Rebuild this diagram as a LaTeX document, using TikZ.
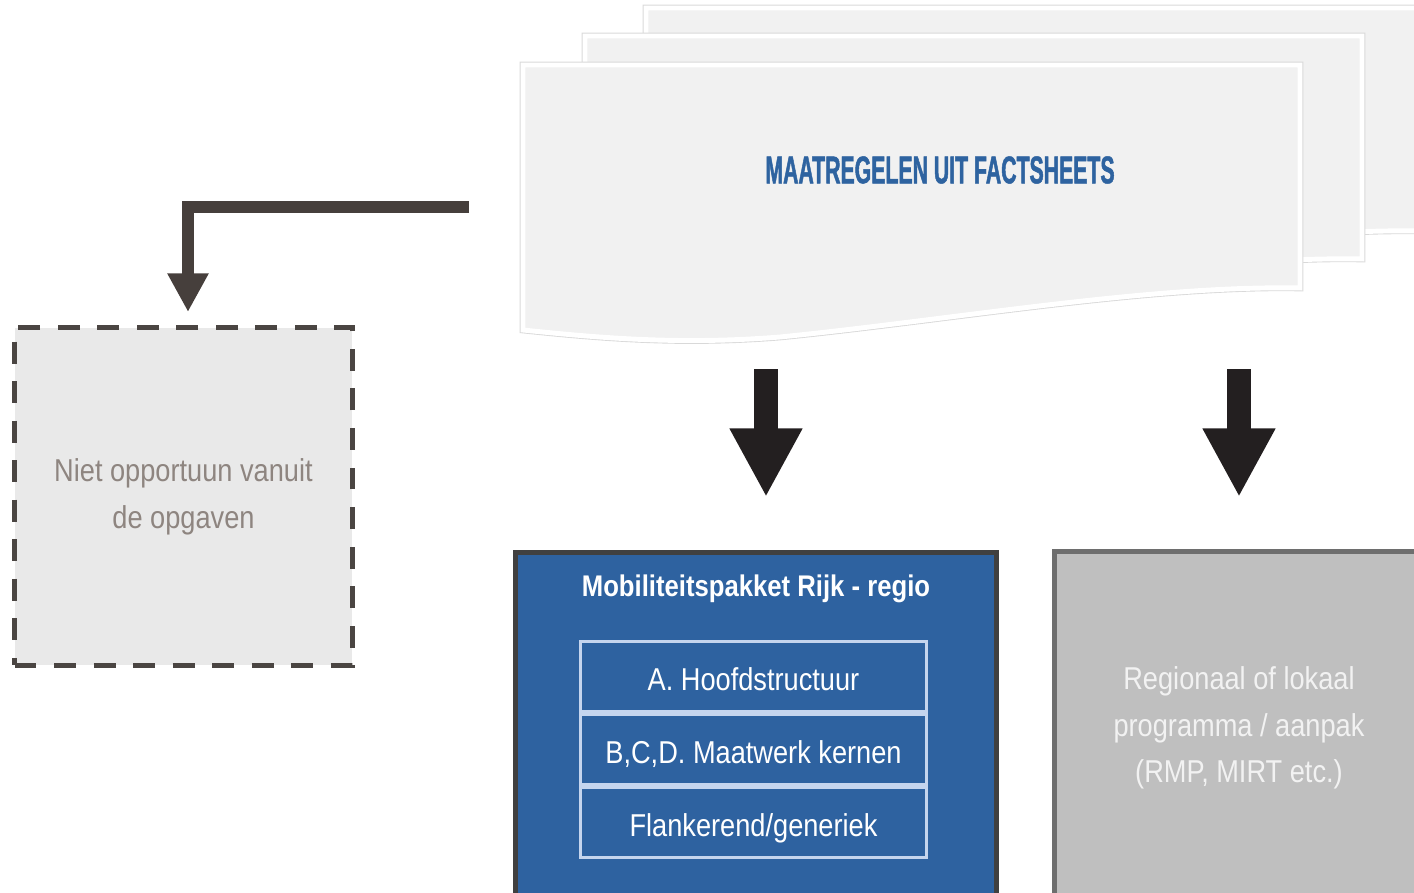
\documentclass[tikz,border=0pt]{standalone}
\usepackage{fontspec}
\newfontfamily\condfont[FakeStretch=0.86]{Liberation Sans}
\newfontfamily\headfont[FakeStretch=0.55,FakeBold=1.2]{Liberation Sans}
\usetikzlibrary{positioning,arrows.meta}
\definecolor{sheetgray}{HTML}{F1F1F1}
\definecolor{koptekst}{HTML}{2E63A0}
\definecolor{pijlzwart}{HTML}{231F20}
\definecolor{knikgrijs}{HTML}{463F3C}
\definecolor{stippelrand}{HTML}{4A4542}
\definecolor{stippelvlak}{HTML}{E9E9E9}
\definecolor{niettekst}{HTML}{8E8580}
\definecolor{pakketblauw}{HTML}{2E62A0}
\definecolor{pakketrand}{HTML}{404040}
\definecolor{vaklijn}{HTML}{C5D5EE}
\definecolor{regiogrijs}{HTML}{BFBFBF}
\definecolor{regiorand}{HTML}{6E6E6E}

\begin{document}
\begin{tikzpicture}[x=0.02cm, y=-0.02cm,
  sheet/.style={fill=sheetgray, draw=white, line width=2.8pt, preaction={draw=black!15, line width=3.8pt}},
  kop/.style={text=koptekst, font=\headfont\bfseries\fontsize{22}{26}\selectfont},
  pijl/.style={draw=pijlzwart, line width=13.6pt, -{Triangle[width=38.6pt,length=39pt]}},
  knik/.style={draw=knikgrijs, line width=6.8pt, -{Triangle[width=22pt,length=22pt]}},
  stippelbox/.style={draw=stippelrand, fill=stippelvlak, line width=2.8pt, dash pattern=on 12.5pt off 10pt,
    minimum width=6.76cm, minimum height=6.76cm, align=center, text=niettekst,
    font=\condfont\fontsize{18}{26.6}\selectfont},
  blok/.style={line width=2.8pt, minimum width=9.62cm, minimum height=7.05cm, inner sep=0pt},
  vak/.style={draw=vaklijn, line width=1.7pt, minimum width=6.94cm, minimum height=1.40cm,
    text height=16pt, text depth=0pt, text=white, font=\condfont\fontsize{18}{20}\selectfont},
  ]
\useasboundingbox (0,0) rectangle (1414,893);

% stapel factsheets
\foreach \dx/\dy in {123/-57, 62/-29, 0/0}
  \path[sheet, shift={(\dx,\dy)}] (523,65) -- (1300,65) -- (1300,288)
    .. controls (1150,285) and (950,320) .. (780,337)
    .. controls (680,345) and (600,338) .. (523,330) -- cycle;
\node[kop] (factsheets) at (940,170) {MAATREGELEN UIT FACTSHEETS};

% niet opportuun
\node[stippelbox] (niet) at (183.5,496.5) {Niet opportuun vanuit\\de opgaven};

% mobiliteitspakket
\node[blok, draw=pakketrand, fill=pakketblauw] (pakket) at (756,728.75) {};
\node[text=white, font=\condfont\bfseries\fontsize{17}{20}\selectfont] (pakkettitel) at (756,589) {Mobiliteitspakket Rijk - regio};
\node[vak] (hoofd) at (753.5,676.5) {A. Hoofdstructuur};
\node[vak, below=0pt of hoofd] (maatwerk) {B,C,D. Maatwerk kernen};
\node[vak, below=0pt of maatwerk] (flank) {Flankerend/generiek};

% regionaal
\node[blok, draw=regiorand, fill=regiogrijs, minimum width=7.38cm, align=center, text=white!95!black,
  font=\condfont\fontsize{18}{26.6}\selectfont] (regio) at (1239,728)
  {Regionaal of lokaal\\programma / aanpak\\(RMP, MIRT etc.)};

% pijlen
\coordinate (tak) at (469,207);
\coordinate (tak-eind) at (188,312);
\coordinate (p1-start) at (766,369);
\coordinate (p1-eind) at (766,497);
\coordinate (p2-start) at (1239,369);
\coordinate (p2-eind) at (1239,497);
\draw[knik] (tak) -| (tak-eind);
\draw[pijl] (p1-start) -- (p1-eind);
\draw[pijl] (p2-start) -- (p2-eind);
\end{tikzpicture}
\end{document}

**TASK DIRECTIONS**
Without including any picture, repeat the data exactly.

**EXPECTED OUTPUT**
Rebuild this diagram as a LaTeX document, using TikZ.
\documentclass[tikz,border=0pt]{standalone}
\usepackage{fontspec}
\newfontfamily\condfont[FakeStretch=0.86]{Liberation Sans}
\newfontfamily\headfont[FakeStretch=0.55,FakeBold=1.2]{Liberation Sans}
\usetikzlibrary{positioning,arrows.meta}
\definecolor{sheetgray}{HTML}{F1F1F1}
\definecolor{koptekst}{HTML}{2E63A0}
\definecolor{pijlzwart}{HTML}{231F20}
\definecolor{knikgrijs}{HTML}{463F3C}
\definecolor{stippelrand}{HTML}{4A4542}
\definecolor{stippelvlak}{HTML}{E9E9E9}
\definecolor{niettekst}{HTML}{8E8580}
\definecolor{pakketblauw}{HTML}{2E62A0}
\definecolor{pakketrand}{HTML}{404040}
\definecolor{vaklijn}{HTML}{C5D5EE}
\definecolor{regiogrijs}{HTML}{BFBFBF}
\definecolor{regiorand}{HTML}{6E6E6E}

\begin{document}
\begin{tikzpicture}[x=0.02cm, y=-0.02cm,
  sheet/.style={fill=sheetgray, draw=white, line width=2.8pt, preaction={draw=black!15, line width=3.8pt}},
  kop/.style={text=koptekst, font=\headfont\bfseries\fontsize{22}{26}\selectfont},
  pijl/.style={draw=pijlzwart, line width=13.6pt, -{Triangle[width=38.6pt,length=39pt]}},
  knik/.style={draw=knikgrijs, line width=6.8pt, -{Triangle[width=22pt,length=22pt]}},
  stippelbox/.style={draw=stippelrand, fill=stippelvlak, line width=2.8pt, dash pattern=on 12.5pt off 10pt,
    minimum width=6.76cm, minimum height=6.76cm, align=center, text=niettekst,
    font=\condfont\fontsize{18}{26.6}\selectfont},
  blok/.style={line width=2.8pt, minimum width=9.62cm, minimum height=7.05cm, inner sep=0pt},
  vak/.style={draw=vaklijn, line width=1.7pt, minimum width=6.94cm, minimum height=1.40cm,
    text height=16pt, text depth=0pt, text=white, font=\condfont\fontsize{18}{20}\selectfont},
  ]
\useasboundingbox (0,0) rectangle (1414,893);

% stapel factsheets
\foreach \dx/\dy in {123/-57, 62/-29, 0/0}
  \path[sheet, shift={(\dx,\dy)}] (523,65) -- (1300,65) -- (1300,288)
    .. controls (1150,285) and (950,320) .. (780,337)
    .. controls (680,345) and (600,338) .. (523,330) -- cycle;
\node[kop] (factsheets) at (940,170) {MAATREGELEN UIT FACTSHEETS};

% niet opportuun
\node[stippelbox] (niet) at (183.5,496.5) {Niet opportuun vanuit\\de opgaven};

% mobiliteitspakket
\node[blok, draw=pakketrand, fill=pakketblauw] (pakket) at (756,728.75) {};
\node[text=white, font=\condfont\bfseries\fontsize{17}{20}\selectfont] (pakkettitel) at (756,589) {Mobiliteitspakket Rijk - regio};
\node[vak] (hoofd) at (753.5,676.5) {A. Hoofdstructuur};
\node[vak, below=0pt of hoofd] (maatwerk) {B,C,D. Maatwerk kernen};
\node[vak, below=0pt of maatwerk] (flank) {Flankerend/generiek};

% regionaal
\node[blok, draw=regiorand, fill=regiogrijs, minimum width=7.38cm, align=center, text=white!95!black,
  font=\condfont\fontsize{18}{26.6}\selectfont] (regio) at (1239,728)
  {Regionaal of lokaal\\programma / aanpak\\(RMP, MIRT etc.)};

% pijlen
\coordinate (tak) at (469,207);
\coordinate (tak-eind) at (188,312);
\coordinate (p1-start) at (766,369);
\coordinate (p1-eind) at (766,497);
\coordinate (p2-start) at (1239,369);
\coordinate (p2-eind) at (1239,497);
\draw[knik] (tak) -| (tak-eind);
\draw[pijl] (p1-start) -- (p1-eind);
\draw[pijl] (p2-start) -- (p2-eind);
\end{tikzpicture}
\end{document}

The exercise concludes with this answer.